Bacteria are also responsible for causing several rare diseases around the world. Two such diseases are leprosy and the bubonic plague. Leprosy, also known as Hanson’s disease, is caused by the bacterium mycobacterium lepraa and has been known to be around for thousands of years. The bacteria cause lesions and sores on the skin as well as cause sensation loss which could lead to permanent nerve damage. About 250,000 new cases of leprosy are diagnosed each year worldwide with only 100 to 200 cases in the United States and other developed countries. Leprosy is treatable but not every area in the world has access to the antibiotics required to get rid of it.

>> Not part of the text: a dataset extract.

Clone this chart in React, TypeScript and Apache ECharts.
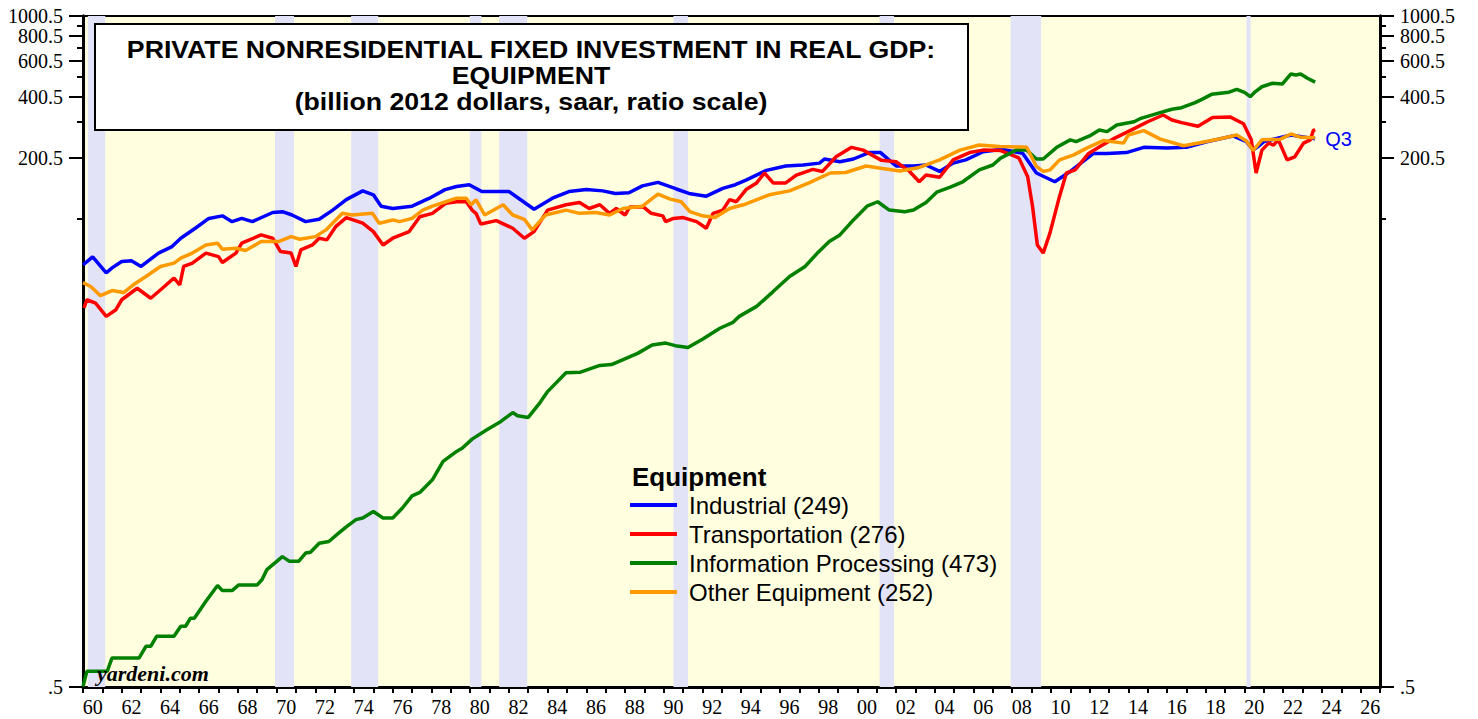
import React, { useEffect, useRef } from "react";
import * as echarts from "echarts";

// ---------- DATA (decimal year, billion 2012 dollars) ----------
const industrial: [number, number][] = [
  [1960.0, 59.7], [1960.5, 65.3], [1961.2, 54.5], [1961.5, 57.7], [1962.0, 62.0], [1962.5, 62.5],
  [1963.0, 58.6], [1963.9, 68.2], [1964.6, 73.4], [1965.05, 80.7], [1965.8, 90.4], [1966.5, 101],
  [1967.2, 104], [1967.7, 97.4], [1968.2, 101], [1968.75, 97.4], [1969.8, 108], [1970.3, 109],
  [1970.8, 105], [1971.5, 97.4], [1972.2, 100], [1972.9, 111], [1973.6, 125], [1974.45, 138],
  [1975.0, 132], [1975.4, 116], [1976.0, 113], [1977.0, 116], [1977.9, 127], [1978.7, 140],
  [1979.3, 145], [1979.95, 148], [1980.6, 137], [1982.0, 137], [1983.3, 112], [1984.25, 127],
  [1985.1, 137], [1986.0, 140], [1986.85, 138], [1987.5, 134], [1988.2, 135], [1988.9, 146],
  [1989.7, 152], [1990.65, 141], [1991.3, 134], [1992.2, 130], [1993.05, 142], [1993.7, 148],
  [1994.25, 156], [1995.3, 174], [1996.3, 183], [1997.2, 185], [1998.05, 189], [1998.3, 198],
  [1999.1, 192], [1999.8, 198], [2000.6, 213], [2001.2, 213], [2002.0, 183], [2002.9, 183],
  [2003.55, 185], [2004.25, 172], [2004.95, 189], [2005.6, 196], [2006.5, 215], [2007.5, 221],
  [2008.55, 211], [2009.25, 169], [2010.2, 153], [2011.0, 172], [2012.2, 211], [2012.9, 211],
  [2013.9, 213], [2014.8, 226], [2016.0, 224], [2017.0, 226], [2018.1, 241], [2019.4, 257],
  [2020.1, 241], [2020.45, 219], [2020.8, 232], [2021.0, 241], [2022.4, 260], [2023.2, 253],
  [2023.65, 249],
];

const transportation: [number, number][] = [
  [1960.05, 36.6], [1960.2, 40.2], [1960.65, 38.7], [1961.2, 33.3], [1961.7, 35.9], [1962.0, 40.2],
  [1962.8, 45.8], [1963.5, 40.9], [1964.1, 45.8], [1964.7, 51.4], [1965.0, 47.6], [1965.2, 58.6],
  [1965.65, 60.9], [1966.35, 68.2], [1967.0, 65.5], [1967.2, 61.3], [1967.9, 68.2], [1968.2, 76.3],
  [1969.2, 83.8], [1969.8, 80.7], [1970.2, 69.4], [1970.75, 68.2], [1971.0, 58.6], [1971.25, 70.7],
  [1971.85, 74.8], [1972.2, 80.7], [1972.6, 79.2], [1973.05, 92.0], [1973.6, 102], [1974.45, 95.7],
  [1975.0, 87.0], [1975.5, 74.8], [1976.0, 80.7], [1976.85, 87.0], [1977.4, 103], [1978.05, 107],
  [1978.75, 120], [1979.3, 122], [1979.8, 122], [1980.1, 111], [1980.3, 107], [1980.55, 94.9],
  [1981.35, 98.5], [1982.2, 90.4], [1982.8, 80.7], [1983.3, 87.0], [1984.0, 111], [1984.95, 118],
  [1985.65, 121], [1986.15, 113], [1986.7, 118], [1987.2, 107], [1987.55, 113], [1988.0, 105],
  [1988.25, 115], [1988.95, 115], [1989.35, 107], [1989.95, 104], [1990.1, 97.4], [1990.5, 101],
  [1991.0, 102], [1991.7, 97.4], [1992.2, 90.4], [1992.55, 107], [1993.05, 111], [1993.4, 125],
  [1993.75, 122], [1994.25, 140], [1994.8, 151], [1995.2, 169], [1995.65, 151], [1996.3, 151],
  [1996.85, 165], [1997.7, 176], [1998.2, 172], [1998.9, 203], [1999.7, 226], [2000.3, 219],
  [2001.25, 195], [2002.0, 192], [2002.7, 172], [2003.2, 153], [2003.55, 165], [2004.25, 161],
  [2004.95, 196], [2005.3, 203], [2005.8, 213], [2006.5, 219], [2007.4, 218], [2008.0, 207],
  [2008.35, 200], [2008.8, 162], [2009.05, 116], [2009.3, 74.8], [2009.6, 68.2], [2009.95, 85.5],
  [2010.4, 125], [2010.8, 169], [2011.25, 175], [2011.95, 211], [2012.6, 230], [2013.3, 251],
  [2014.35, 281], [2015.0, 302], [2015.8, 326], [2016.25, 308], [2016.75, 299], [2017.6, 287],
  [2018.35, 317], [2019.25, 319], [2019.95, 295], [2020.35, 246], [2020.6, 169], [2020.9, 219],
  [2021.25, 237], [2021.5, 232], [2021.75, 246], [2022.2, 196], [2022.6, 203], [2023.05, 237],
  [2023.4, 246], [2023.55, 273], [2023.65, 276],
];

const infoProcessing: [number, number][] = [
  [1960.0, 0.502], [1960.2, 0.597], [1961.25, 0.597], [1961.5, 0.695], [1962.9, 0.695], [1963.25, 0.793],
  [1963.5, 0.793], [1963.8, 0.888], [1964.7, 0.888], [1965.05, 0.995], [1965.3, 0.995], [1965.55, 1.09],
  [1965.75, 1.09], [1966.35, 1.32], [1966.95, 1.58], [1967.2, 1.49], [1967.7, 1.49], [1968.05, 1.59],
  [1969.0, 1.59], [1969.25, 1.69], [1969.5, 1.89], [1970.3, 2.19], [1970.65, 2.08], [1971.15, 2.08],
  [1971.5, 2.28], [1971.75, 2.30], [1972.2, 2.55], [1972.7, 2.60], [1973.25, 2.88], [1973.6, 3.07],
  [1974.1, 3.33], [1974.45, 3.39], [1975.0, 3.65], [1975.5, 3.39], [1976.0, 3.39], [1976.5, 3.80],
  [1977.0, 4.36], [1977.4, 4.53], [1978.05, 5.23], [1978.6, 6.44], [1979.3, 7.21], [1979.6, 7.49],
  [1980.1, 8.29], [1980.8, 9.14], [1981.5, 10.0], [1982.2, 11.2], [1982.45, 10.8], [1983.0, 10.6],
  [1983.6, 12.5], [1984.0, 14.2], [1984.95, 17.6], [1985.7, 17.7], [1986.7, 19.1], [1987.3, 19.3],
  [1987.9, 20.4], [1988.65, 21.9], [1989.4, 24.1], [1990.1, 24.6], [1990.6, 23.9], [1991.25, 23.4],
  [1992.0, 25.7], [1992.9, 29.1], [1993.55, 31.0], [1993.9, 33.3], [1994.8, 37.3], [1995.65, 44.1],
  [1996.5, 52.3], [1997.3, 58.6], [1997.9, 67.6], [1998.55, 77.7], [1999.1, 83.8], [1999.8, 99.3],
  [2000.5, 116], [2001.05, 122], [2001.65, 111], [2002.45, 109], [2002.9, 111], [2003.55, 121],
  [2004.1, 136], [2004.8, 144], [2005.45, 153], [2006.3, 175], [2007.0, 185], [2007.4, 200],
  [2008.2, 219], [2008.75, 219], [2009.25, 198], [2009.6, 198], [2010.3, 226], [2011.0, 246],
  [2011.3, 241], [2012.0, 257], [2012.5, 275], [2012.9, 270], [2013.4, 291], [2014.3, 302],
  [2014.65, 314], [2015.55, 333], [2016.25, 348], [2016.75, 354], [2017.45, 375], [2017.8, 389],
  [2018.3, 412], [2019.2, 422], [2019.6, 436], [2020.0, 421], [2020.3, 401], [2020.55, 424],
  [2020.9, 449], [2021.45, 467], [2021.95, 463], [2022.4, 519], [2022.65, 513], [2022.9, 519],
  [2023.25, 494], [2023.65, 473],
];

const otherEquipment: [number, number][] = [
  [1960.0, 48.8], [1960.4, 46.7], [1960.9, 42.1], [1961.5, 44.6], [1962.1, 43.6], [1962.6, 47.6],
  [1963.25, 52.3], [1964.0, 58.6], [1964.7, 60.9], [1965.05, 64.4], [1965.65, 68.2], [1966.35, 74.8],
  [1966.95, 76.3], [1967.2, 71.3], [1967.9, 72.1], [1968.4, 70.2], [1969.2, 77.7], [1970.1, 77.7],
  [1970.75, 82.2], [1971.2, 79.8], [1972.0, 82.2], [1972.55, 88.7], [1973.4, 107], [1973.9, 105],
  [1974.95, 107], [1975.3, 95.7], [1976.0, 99.3], [1976.35, 97.4], [1977.0, 101], [1977.55, 111],
  [1978.05, 116], [1978.75, 122], [1979.3, 127], [1979.8, 127], [1980.05, 118], [1980.3, 125],
  [1980.75, 105], [1981.7, 118], [1982.2, 105], [1982.8, 100], [1983.2, 88.7], [1983.9, 105],
  [1984.95, 111], [1985.65, 107], [1986.5, 108], [1987.2, 105], [1987.9, 113], [1988.9, 116],
  [1989.7, 133], [1990.3, 126], [1990.9, 122], [1991.35, 109], [1992.0, 104], [1992.65, 102],
  [1993.4, 113], [1994.25, 119], [1995.45, 132], [1996.5, 138], [1997.5, 151], [1998.6, 169],
  [1999.4, 170], [2000.45, 183], [2001.3, 178], [2002.2, 173], [2003.2, 180], [2004.25, 196],
  [2005.3, 219], [2006.3, 232], [2007.35, 228], [2008.5, 227], [2008.75, 226], [2009.25, 182],
  [2009.6, 172], [2009.95, 175], [2010.45, 196], [2011.15, 207], [2011.85, 224], [2012.7, 244],
  [2013.75, 237], [2014.0, 260], [2014.8, 273], [2015.65, 248], [2016.85, 230], [2017.7, 238],
  [2018.75, 249], [2019.6, 260], [2020.1, 243], [2020.45, 218], [2020.9, 246], [2021.85, 248],
  [2022.4, 263], [2022.9, 253], [2023.65, 252],
];

const seriesNames = [
  "Industrial (249)",
  "Transportation (276)",
  "Information Processing (473)",
  "Other Equipment (252)",
];
const seriesColors = ["#0000ff", "#ff0000", "#008000", "#ff9900"];

const recessions: [number, number][] = [
  [1960.25, 1961.15], [1969.92, 1970.9], [1973.85, 1975.25], [1979.98, 1980.58],
  [1981.5, 1982.95], [1990.5, 1991.25], [2001.15, 2001.9], [2007.92, 2009.5], [2020.1, 2020.32],
];

const titleLines = [
  "PRIVATE NONRESIDENTIAL FIXED INVESTMENT IN REAL GDP:",
  "EQUIPMENT",
  "(billion 2012 dollars, saar, ratio scale)",
];

// major (long) ticks with labels, minor (short) ticks; top label kept on its own axis
const yMajorTicks = [0.5, 200.5, 400.5, 600.5, 800.5, 1000.5];
const yMajorLabels = [0.5, 200.5, 400.5, 600.5, 800.5];
const yTopLabel = [1000.5];
const yMinorTicks = [100.5, 300.5, 500.5, 700.5, 900.5];
const xTickYears = Array.from({ length: 68 }, (_, i) => 1960 + i);
const xLabelYears = Array.from({ length: 34 }, (_, i) => 1960.5 + 2 * i);

const Y_MIN = 0.5;
const Y_MAX = 1000.6;

const serif = "'Liberation Serif', 'Times New Roman', serif";
const sans = "'Liberation Sans', Arial, sans-serif";

function yAxisDef(position: "left" | "right", major: boolean) {
  return {
    type: "log",
    logBase: 10,
    min: Y_MIN,
    max: Y_MAX,
    position,
    splitLine: { show: false },
    axisLine: { show: true, lineStyle: { color: "#000", width: 3 } },
    axisTick: {
      show: true,
      inside: false,
      length: major ? 14 : 6,
      lineStyle: { color: "#000", width: 2 },
      customValues: major ? yMajorTicks : yMinorTicks,
    },
    axisLabel: {
      show: true,
      customValues: major ? yMajorLabels : yTopLabel,
      showMaxLabel: true,
      showMinLabel: true,
      margin: 20,
      color: "#000",
      fontFamily: serif,
      fontSize: 20,
      formatter: (v: number) => (v < 1 ? ".5" : v.toFixed(1)),
    },
  };
}

export default function App() {
  const ref = useRef<HTMLDivElement>(null);
  useEffect(() => {
    document.body.style.margin = "0";
    const chart = echarts.init(ref.current!, null, { renderer: "svg" });
    const datasets = [industrial, transportation, infoProcessing, otherEquipment];
    const series: any[] = datasets.map((d, i) => ({
      name: seriesNames[i],
      type: "line",
      xAxisIndex: 0,
      yAxisIndex: 0,
      data: d,
      showSymbol: false,
      smooth: false,
      color: seriesColors[i],
      lineStyle: { width: 3.5, color: seriesColors[i] },
      z: 3 + i,
      ...(i === 0
        ? {
            endLabel: {
              show: true,
              formatter: "Q3",
              color: "#0000ff",
              fontFamily: sans,
              fontSize: 20,
              distance: 10,
            },
            markArea: {
              silent: true,
              itemStyle: { color: "#e3e3f8" },
              data: recessions.map(([a, b]) => [{ xAxis: a }, { xAxis: b }]),
            },
          }
        : {}),
    }));

    const titleYs = [50, 76, 102];
    const titleTexts = titleLines.map((t, i) => ({
      type: "text",
      z: 101,
      x: 531,
      y: titleYs[i],
      scaleX: 1.16,
      style: {
        x: 0, y: 0, text: t,
        font: `bold 23px ${sans}`, fill: "#000", textAlign: "center", textVerticalAlign: "middle",
      },
    }));

    const option: any = {
      animation: false,
      backgroundColor: "#ffffff",
      grid: {
        left: 83,
        right: 98,
        top: 16,
        bottom: 32,
        show: true,
        backgroundColor: "#ffffe0",
        borderWidth: 0,
      },
      xAxis: [
        {
          type: "value",
          min: 1960,
          max: 2027,
          interval: 1,
          position: "bottom",
          splitLine: { show: false },
          axisLine: { show: true, lineStyle: { color: "#000", width: 3 } },
          axisTick: {
            show: true,
            length: 6,
            lineStyle: { color: "#000", width: 2 },
            customValues: xTickYears,
          },
          axisLabel: {
            customValues: xLabelYears,
            margin: 10,
            color: "#000",
            fontFamily: serif,
            fontSize: 20,
            formatter: (v: number) => String(Math.floor(v) % 100).padStart(2, "0"),
          },
        },
        {
          type: "value",
          min: 1960,
          max: 2027,
          position: "top",
          splitLine: { show: false },
          axisLine: { show: true, lineStyle: { color: "#000", width: 2 } },
          axisTick: { show: false },
          axisLabel: { show: false },
        },
      ],
      yAxis: [
        yAxisDef("left", true),
        yAxisDef("left", false),
        yAxisDef("right", true),
        yAxisDef("right", false),
      ],
      legend: {
        orient: "vertical",
        left: 625,
        top: 488,
        itemWidth: 47,
        itemHeight: 4,
        itemGap: 5,
        icon: "rect",
        selectedMode: false,
        textStyle: {
          fontFamily: sans,
          fontSize: 24,
          lineHeight: 24,
          color: "#000",
          padding: [0, 0, 0, 7],
        },
        data: seriesNames,
      },
      graphic: [
        {
          type: "rect",
          shape: { x: 95, y: 24, width: 873, height: 106 },
          style: { fill: "#ffffff", stroke: "#000", lineWidth: 2 },
          z: 100,
        },
        ...titleTexts,
        {
          type: "text",
          z: 101,
          style: {
            x: 632, y: 477, text: "Equipment",
            font: `bold 26px ${sans}`, fill: "#000", textAlign: "left", textVerticalAlign: "middle",
          },
        },
        {
          type: "text",
          z: 101,
          style: {
            x: 97, y: 673, text: "yardeni.com",
            font: `italic bold 22px ${serif}`, fill: "#000", textAlign: "left", textVerticalAlign: "middle",
          },
        },
      ],
      series,
    };
    chart.setOption(option);
    return () => chart.dispose();
  }, []);
  return <div ref={ref} style={{ width: 1478, height: 719 }} />;
}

The bubonic plague, also known as the Black Death, has caused several epidemics that have been recorded as early as the 1300s. The bacterium responsible is Yersinia pestis, sometimes shortened to Y-pestis, and it typically infects small rodents or mammal and can be transferred to humans by fleas or through handling an infected animal. The plague can then be spread to other people by direct person-to-person contact or through water droplets in coughs. Responsible for killing millions over the course of several epidemics, the bubonic plague still remains in existence today in isolated areas all over the world but early treatment can increase the chances of surviving this rare disease.

Laboratory diseases

Though considered eradicated, some diseases that were once epidemics still exist today and can be considered rare diseases. A select number of laboratories in the world do keep samples of many diseases for study and one example would be small pox. The variola virus, which causes small pox, is very contagious and was often fatal to those that were infected. It has been around for thousands of years and was spread by face-to-face contact for prolonged periods as well as direct contact with fluids from an infected person or contaminated objects. Though eradicated worldwide as an epidemic in 1977, there have been several accidental exposures of the virus to unfortunate researchers that have occurred since the. A vaccine was once given out but after the eradication, routine vaccinations for small pox were stopped.

Fields’ condition

Quite possibly the rarest of all known diseases in the world is Fields’ condition. This disease was only recently discovered in two twins from the United Kingdom. Since it has never been seen before and only two patients have been diagnosed with it, it has basically affected two people out of all the world’s population. Fields’ condition is characterized by continued muscular degeneration but other symptoms could develop over time.